The map is seemingly wide open from the start of the game, with just enough locked doors and hints to other areas to keep it interesting. You can explore every nook and cranny to your hearts content at first. However, as you solve puzzles, you trigger some events that speed up the story significantly and take you to other locations completely, where the pressure to act becomes much higher. (I don't think there is an actual timer, but it sure feels like it. Good writing!)

The obstacles are never too hard. Most are lock and key-puzzles, opening up new and/or hidden rooms in the complex. Some are mechanical puzzles, figuring out what button does what and getting a machine to work. It's one of these that pushes up the tempo towards the fast and action-packed endgame.

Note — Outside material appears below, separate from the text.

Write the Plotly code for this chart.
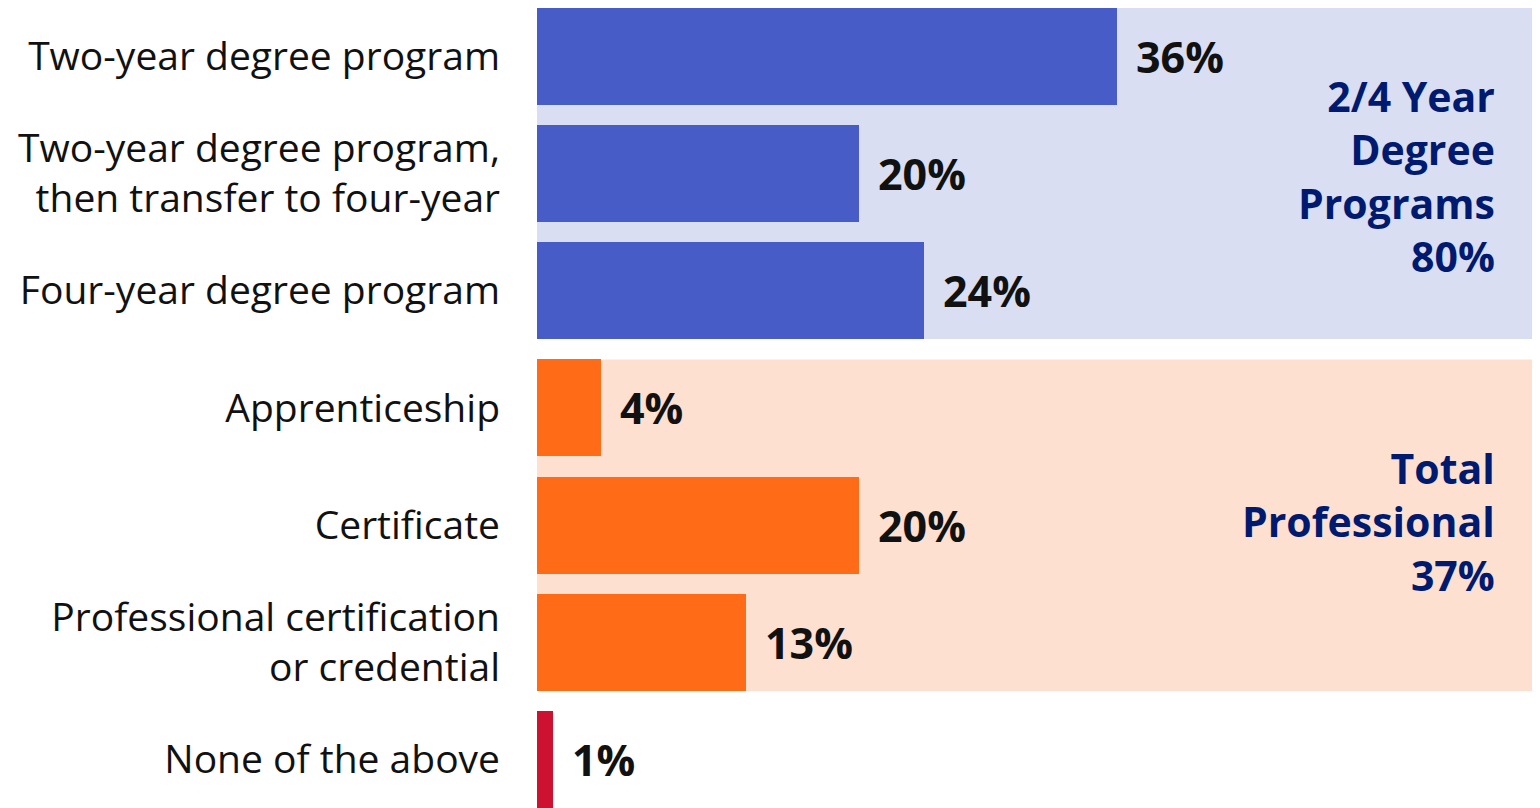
import plotly.graph_objects as go

categories = [
    "Two-year degree program",
    "Two-year degree program,<br>then transfer to four-year",
    "Four-year degree program",
    "Apprenticeship",
    "Certificate",
    "Professional certification<br>or credential",
    "None of the above",
]
values = [36, 20, 24, 4, 20, 13, 1]
bar_colors = ["#485CC7", "#485CC7", "#485CC7", "#FF6B17", "#FF6B17", "#FF6B17", "#CC1230"]
group_labels = ["2/4 Year<br>Degree<br>Programs<br>80%", "Total<br>Professional<br>37%"]
group_rows = [1, 4]
group_yshift = [-3, 4]
group_spans = [(0, 2), (3, 5)]
group_fills = ["#D9DEF2", "#FDE0D0"]

FONT = "Open Sans"
BAR_W = 0.827
ROW_PX = 117.3
ypos = list(range(len(categories)))

fig = go.Figure()
fig.add_trace(go.Bar(
    x=values, y=ypos, orientation="h", width=BAR_W,
    marker=dict(color=bar_colors, line=dict(width=0)),
    hoverinfo="skip",
))

shapes = []
for (a, b), col in zip(group_spans, group_fills):
    shapes.append(dict(type="rect", xref="paper", yref="y", x0=0, x1=1,
                       y0=a - BAR_W / 2, y1=b + BAR_W / 2,
                       fillcolor=col, line=dict(width=0), layer="below"))

annotations = []
for v, y in zip(values, ypos):
    annotations.append(dict(x=v, y=y, xref="x", yref="y", text=f"<b>{v}%</b>",
                            showarrow=False, xanchor="left", yanchor="middle", xshift=17,
                            font=dict(family=FONT, size=43, color="#111111")))
for t, r, ys in zip(group_labels, group_rows, group_yshift):
    annotations.append(dict(x=1, y=r, xref="paper", yref="y", text=f"<b>{t}</b>",
                            showarrow=False, xanchor="right", yanchor="middle", xshift=-35,
                            yshift=ys, align="right",
                            font=dict(family=FONT, size=41, color="#001A70")))

top = -48 / ROW_PX
fig.update_layout(
    width=1540, height=808,
    margin=dict(l=529, r=16, t=0, b=0),
    plot_bgcolor="white", paper_bgcolor="white",
    showlegend=False,
    bargap=0,
    shapes=shapes,
    annotations=annotations,
    font=dict(family=FONT, color="#111111"),
    xaxis=dict(range=[0, 61.76], visible=False, fixedrange=True),
    yaxis=dict(range=[top + 808 / ROW_PX, top], tickvals=ypos, ticktext=categories,
               showgrid=False, zeroline=False, showline=False, ticks="",
               ticklabelstandoff=36,
               tickfont=dict(family=FONT, size=39, color="#111111"), fixedrange=True),
)

fig.write_html("out.html")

The story is great if you are willing to let yourself be swept along. In hindsight, there are some gaping holes and improbable situations (No failsafes in a project of this magnitude? Really?). Turn your willing suspension of disbelief up a notch and you'll be fine.

The NPCs were a tad too distant to my liking. I would have liked to see a deeper exploration of the scientist-gone-mad bad guy. As it was, he was a bit of a caricature.

The Light; Shelby's Addendum shines through its fast-moving plot and its consistently gloomy atmosphere. Great game!

* The title of my review is a tip of the hat to the excellent walkthrough by David Welbourn. Use it sparingly, the game is not that difficult, but go over the whole thing after you've finished the game. The work of a true craftsman.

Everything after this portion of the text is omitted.